The first part is the intrinsic value of the capital gain for the timeframe that an investor has, for my case, it is 20 years. This capital gain has accounted for all distribution of dividend that are paid out, that means calculation here is based on earnings that are reinvested.

The second part is the intrinsic value of all the dividend that an investor would receive, discounted back to today.

Here is how it is calculated. The variables needed are: 1) 2006 book value is $9.92, 2) ROE is 19% and 3) dividend policy is estimated at 15% payout of earnings.

In 2007, the business will earn $1.88 ($9.92 x 19%) per share. Out of this $1.88, the dividend given out will be $0.28 per share. Therefore, at fiscal ended 2007, the book value will result as $11.52 ($9.92+$1.18-$0.28) per share. So to estimate the intrinsic value for 20 years, all you need to do is the repeat the process for another 19 times.

After you have repeated that process up to the 20th year, you will get a book value of about $198.11. The intrinsic value for this gain in book value between this 20 year investment timeframe will have to be deducted with the earnings you would otherwise have earned in an alternative risk-free investment like bonds. So the earnings from the reinvested capital which results in the growth of the book value from $9.92 to $198.11 is $188.19. Then you have to deduct this earnings from reinvested capital from the earnings from bonds of $74.42. This results in an intrinsic value of a future amount of $113.77. And then you have to discount it at an appropriate interest rate (5.25%) back to today value, which results in an intrinsic value of $40.88 at today value for the gain in reinvested capital.

And also, you will have a list of all the yearly dividend that are given out yearly - $0.28 in 2007, $0.33 in 2008....$0.94 in 2015...and $4.86 in 2026. Remember all these future dividend cash outflow to an investor is at a future value. Again you must discount it back at 5.25%. The dividend received in fiscal ended 2007 of $0.28 is worth about $0.27 today. The dividend received ended in 2008 of $0.33 is worth about $0.30 today. In 2015, the dividend of $0.94 is worth $0.59 today. In 2026, the dividend of $4.86 is worth $1.75 today. So now you have to add up all these future cash dividend flow for all the 20 year you would expect to receive, it results in a total intrinsic value of $16.02 for all these 20 years of dividend cash flow.

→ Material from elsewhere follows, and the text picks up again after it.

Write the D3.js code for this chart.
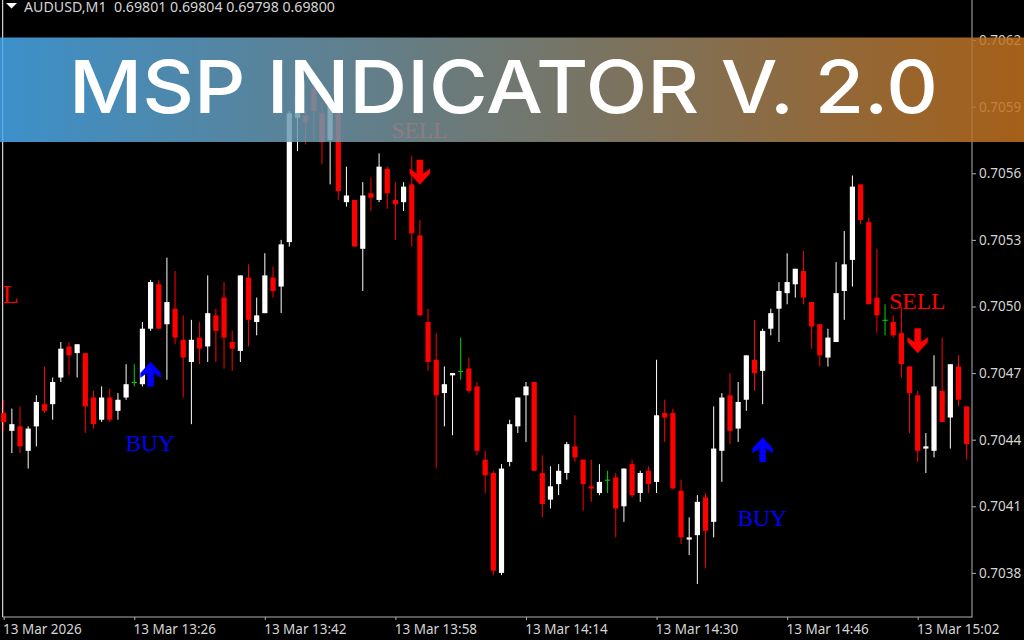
<!DOCTYPE html>
<html>
<head>
<meta charset="utf-8">
<title>MSP Indicator</title>
<script src="https://cdn.jsdelivr.net/npm/d3@7/dist/d3.min.js"></script>
<style>
html, body { margin: 0; padding: 0; background: #000; overflow: hidden; }
svg { display: block; }
.axis-label { font-family: "Noto Sans", sans-serif; font-size: 13.5px; fill: #d4d4d4; }
</style>
</head>
<body>
<svg class="chart" width="1024" height="640"></svg>
<script>
/*global d3*/

// prices are in points (1 point = 0.00001), one entry per M1 bar
var opens = [70452,70444,70446,70435,70446,70456,70456,70468,70482,70479,70479,70459,70449,70459,70453,70459,70466,70465,70490,70510,
    70492,70499,70485,70475,70486,70482,70496,70504,70484,70480,70513,70493,70497,70513,70509,70529,70585,70586,70598,70587,
    70575,70587,70547,70548,70526,70551,70548,70562,70548,70547,70555,70532,70493,70476,70461,70469,70471,70472,70464,70431,
    70425,70380,70430,70446,70460,70466,70425,70413,70420,70425,70437,70431,70419,70416,70422,70423,70410,70429,70416,70426,
    70421,70452,70452,70417,70395,70397,70414,70403,70435,70460,70445,70458,70476,70471,70490,70499,70506,70510,70516,70502,
    70492,70477,70484,70507,70521,70555,70538,70504,70494,70493,70488,70473,70460,70436,70435,70462,70450,70473,70455];
var highs = [70458,70454,70455,70446,70460,70473,70468,70484,70484,70483,70479,70462,70464,70463,70461,70474,70474,70493,70512,70512,
    70522,70516,70496,70494,70493,70514,70499,70511,70489,70514,70519,70504,70524,70518,70530,70588,70595,70588,70599,70592,
    70594,70589,70563,70548,70556,70558,70569,70563,70556,70556,70568,70539,70499,70488,70473,70470,70486,70477,70466,70435,
    70426,70429,70449,70459,70466,70466,70433,70428,70429,70439,70451,70431,70431,70429,70426,70425,70427,70431,70426,70428,
    70476,70458,70454,70422,70405,70415,70416,70455,70461,70470,70466,70478,70494,70490,70499,70511,70524,70517,70525,70502,
    70492,70490,70520,70534,70559,70555,70540,70526,70501,70496,70500,70473,70462,70443,70478,70486,70474,70478,70455];
var lows = [70444,70434,70434,70427,70437,70452,70449,70466,70469,70468,70443,70445,70448,70448,70449,70458,70464,70464,70489,70490,
    70467,70483,70459,70447,70474,70475,70475,70472,70471,70475,70482,70487,70497,70504,70497,70527,70570,70573,70575,70564,
    70555,70548,70545,70527,70507,70543,70547,70544,70530,70543,70527,70496,70471,70427,70446,70442,70467,70461,70433,70416,
    70379,70379,70428,70443,70439,70426,70405,70409,70415,70422,70430,70408,70412,70415,70416,70396,70403,70414,70412,70416,
    70416,70439,70418,70393,70388,70375,70382,70396,70421,70438,70439,70453,70462,70456,70487,70484,70501,70504,70501,70481,
    70473,70473,70484,70494,70509,70537,70501,70488,70487,70486,70468,70443,70430,70425,70432,70448,70436,70455,70431];
var closes = [70448,70447,70437,70445,70457,70453,70466,70481,70478,70483,70455,70447,70459,70449,70458,70465,70466,70490,70511,70490,
    70502,70486,70477,70485,70481,70497,70489,70486,70481,70514,70494,70496,70514,70507,70528,70587,70595,70583,70588,70574,
    70591,70552,70550,70527,70550,70549,70563,70551,70546,70554,70533,70496,70475,70460,70465,70470,70471,70462,70435,70424,
    70381,70427,70447,70459,70464,70426,70411,70419,70426,70438,70432,70420,70418,70421,70422,70409,70427,70415,70425,70420,
    70451,70450,70418,70396,70396,70412,70399,70436,70459,70444,70457,70478,70470,70489,70497,70507,70511,70517,70504,70491,
    70478,70486,70506,70519,70554,70539,70501,70496,70494,70487,70474,70461,70435,70437,70464,70448,70474,70458,70438];

// time labels, every 16 bars
var timeTicks = [0, 16, 32, 48, 64, 80, 96, 112];
var timeLabels = ["13 Mar 2026", "13 Mar 13:26", "13 Mar 13:42", "13 Mar 13:58", "13 Mar 14:14", "13 Mar 14:30", "13 Mar 14:46", "13 Mar 15:02"];
var priceTicks = [0.7038, 0.7041, 0.7044, 0.7047, 0.7050, 0.7053, 0.7056, 0.7059, 0.7062];

// indicator signals
var signalBars = [18, 51, 93, 112];
var signalTypes = ["BUY", "SELL", "BUY", "SELL"];
var arrowTips = [70475, 70555, 70441, 70479];
var labelPrices = [70435, 70576, 70401, 70499];

var header = "AUDUSD,M1  0.69801 0.69804 0.69798 0.69800";
var title = "MSP INDICATOR V. 2.0";

var svg = d3.select(".chart");
var plotRight = 972, plotBottom = 617;

var bars = d3.range(opens.length);
var xScale = d3.scaleLinear().domain([0, 112]).range([3.7, 917.7]);
var yScale = d3.scaleLinear().domain([0.7038, 0.7062]).range([572.9, 40.1]);

function px(points) { return yScale(points / 100000); }

function barColor(i) {
    if (closes[i] > opens[i]) { return "#ffffff"; }
    if (closes[i] < opens[i]) { return "#ff0000"; }
    return "#00d800";
}

var chart = svg.append("g");

// frame
chart.append("line").attr("x1", 2.7).attr("x2", 2.7).attr("y1", 0).attr("y2", plotBottom)
    .attr("stroke", "#ffffff");
chart.append("line").attr("x1", plotRight).attr("x2", plotRight).attr("y1", 0).attr("y2", plotBottom + 0.5)
    .attr("stroke", "#b0b0b0");
chart.append("line").attr("x1", 2.7).attr("x2", plotRight).attr("y1", plotBottom).attr("y2", plotBottom)
    .attr("stroke", "#b0b0b0");

// axes
var yAxis = d3.axisRight(yScale).tickValues(priceTicks).tickSize(4).tickSizeOuter(0).tickPadding(3)
    .tickFormat(d3.format(".4f"));
var yGroup = chart.append("g").attr("transform", "translate(" + plotRight + ",0)").call(yAxis);

var xAxis = d3.axisBottom(xScale).tickValues(timeTicks).tickSize(3).tickSizeOuter(0).tickPadding(4)
    .tickFormat(function (d, i) { return timeLabels[i]; });
var xGroup = chart.append("g").attr("transform", "translate(0," + plotBottom + ")").call(xAxis);

[yGroup, xGroup].forEach(function (g) {
    g.select(".domain").remove();
    g.selectAll(".tick line").attr("stroke", "#b0b0b0");
    g.selectAll(".tick text").attr("class", "axis-label").attr("fill", null);
    g.attr("font-family", null).attr("font-size", null);
});
xGroup.selectAll(".tick text").attr("text-anchor", "start").attr("dx", -1.2);

// candles
chart.append("g").selectAll("line")
    .data(bars)
    .enter()
    .append("line")
    .attr("x1", function (i) { return xScale(i); })
    .attr("x2", function (i) { return xScale(i); })
    .attr("y1", function (i) { return px(highs[i]); })
    .attr("y2", function (i) { return px(lows[i]); })
    .attr("stroke", barColor);

chart.append("g").selectAll("rect")
    .data(bars)
    .enter()
    .append("rect")
    .attr("x", function (i) { return xScale(i) - 2.6; })
    .attr("width", 5.2)
    .attr("y", function (i) { return px(Math.max(opens[i], closes[i])); })
    .attr("height", function (i) { return Math.max(1, Math.abs(px(opens[i]) - px(closes[i]))); })
    .attr("fill", barColor);

// signal arrows and labels
var arrowShape = "M0,0L10,11L10,15.5L3,10.5L3,24.5L-3,24.5L-3,10.5L-10,15.5L-10,11Z";
chart.append("g").selectAll("path")
    .data(signalBars)
    .enter()
    .append("path")
    .attr("d", arrowShape)
    .attr("fill", function (d, i) { return signalTypes[i] === "BUY" ? "#0000ff" : "#ff0000"; })
    .attr("stroke", function (d, i) { return signalTypes[i] === "BUY" ? "#0000ff" : "#ff0000"; })
    .attr("stroke-width", 0.5)
    .attr("transform", function (d, i) {
        var flip = signalTypes[i] === "BUY" ? 1 : -1;
        return "translate(" + xScale(d) + "," + px(arrowTips[i]) + ") scale(1," + flip + ")";
    });

chart.append("g").selectAll("text")
    .data(signalBars)
    .enter()
    .append("text")
    .attr("x", function (d) { return xScale(d) - 0.4; })
    .attr("y", function (d, i) { return px(labelPrices[i]); })
    .attr("text-anchor", "middle")
    .attr("font-family", "Liberation Serif")
    .attr("font-size", 23.5)
    .attr("fill", function (d, i) { return signalTypes[i] === "BUY" ? "#0000ff" : "#ff0000"; })
    .text(function (d, i) { return signalTypes[i]; });

// tail end of a SELL label running off the left edge
chart.append("text")
    .attr("x", xScale(0) - 1)
    .attr("y", px(70501.5))
    .attr("font-family", "Liberation Serif")
    .attr("font-size", 26)
    .attr("fill", "#ff0000")
    .text("L");

// header line
chart.append("path").attr("d", "M6,3L17,3L11.5,8.5Z").attr("fill", "#ffffff");
chart.append("text")
    .attr("x", 24)
    .attr("y", 11.5)
    .attr("class", "axis-label")
    .style("font-size", "14.2px")
    .style("white-space", "pre")
    .text(header);

// banner
var gradient = svg.append("defs").append("linearGradient").attr("id", "bannerFill");
gradient.append("stop").attr("offset", "0%").attr("stop-color", "#47aaee");
gradient.append("stop").attr("offset", "100%").attr("stop-color", "#c2701c");

svg.append("rect")
    .attr("x", 0).attr("y", 37.5).attr("width", 1024).attr("height", 104.5)
    .attr("fill", "url(#bannerFill)")
    .attr("opacity", 0.85);

svg.append("text")
    .attr("x", 69)
    .attr("y", 113)
    .attr("textLength", 869)
    .attr("lengthAdjust", "spacingAndGlyphs")
    .attr("font-family", "Inter")
    .attr("font-weight", 550)
    .attr("font-size", 73)
    .attr("fill", "#ffffff")
    .text(title);
</script>
</body>
</html>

So what is the intrinsic value of the business? You have to add both the intrinsic value of the reinvested capital of $40.88 and the intrinsic value of all the dividend cash flow of $16.02. It gives you a total of $56.91.

So at the price I bought which is $41, that equates to paying 72% of all the future 20 years of cash flows. In other words for every present value of dollar for the next 20 years of cash flow, I am getting a 28% discount for each dollar at today value for the future.